Ganz nebenbei wird ein Romanplan sichtbar, der von Seite zu Seite sein Konzept gewinnt. Und dazwischen das fast pflichteifrige Vermelden vom Pflanzen junger Bäume.
Das Tagebuch-Schreiben wird von dem berühmten Autor und Nobelpreisträger nur absolviert, wo gesellschaftlich Brisantes festzuhalten ist. Das Jahr 1990 ist so etwas. Grass konstatiert ein
Wiederaufleben des Nationalen und manche Töne schrecken den Seismographen im Dichter, so auch die Karriere des Wortes Wahnsinn.
Deutsch-polnischer Friedhof
Sein Romanprojekt hilft ihm, die Zeitereignisse nicht aus enger nationaler Sicht zu kommentieren.

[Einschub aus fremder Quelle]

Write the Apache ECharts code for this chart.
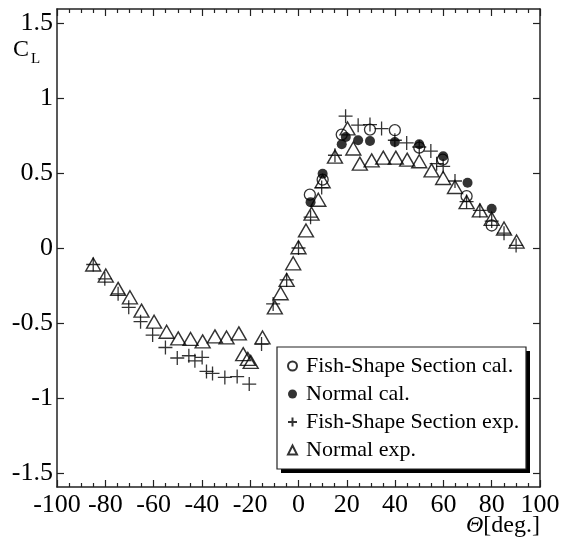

Da begegnen einander in seinem Konzept eine polnische Witwe und ein deutscher Witwer und
philosophieren darüber, wo man wohl begraben sein möchte. Vergangenheit kommt ins Spiel und gerade erst entstehende Familiengeschichten verbinden sich jedenfalls in der Hinsicht der
Familiengeschichte des Autors, dass das Deutsch-Polnische darin konstitutives Element ist.
Das besonders Interessante: Die Geschichte entwickelt sich mit den Vorboten der deutschen Vereinigung, die wiederum von Grass kritisch beäugt werden. Das betrifft vor allem Großmäuligkeit,
die er CDU-Politikern bei Verhandlungen mit der Modrow-Regierung und den Vertretern der "Runden Tische" (spezielle Form, in der sich demokratische neue Bewegungen in der DDR nach 1989 erprobten)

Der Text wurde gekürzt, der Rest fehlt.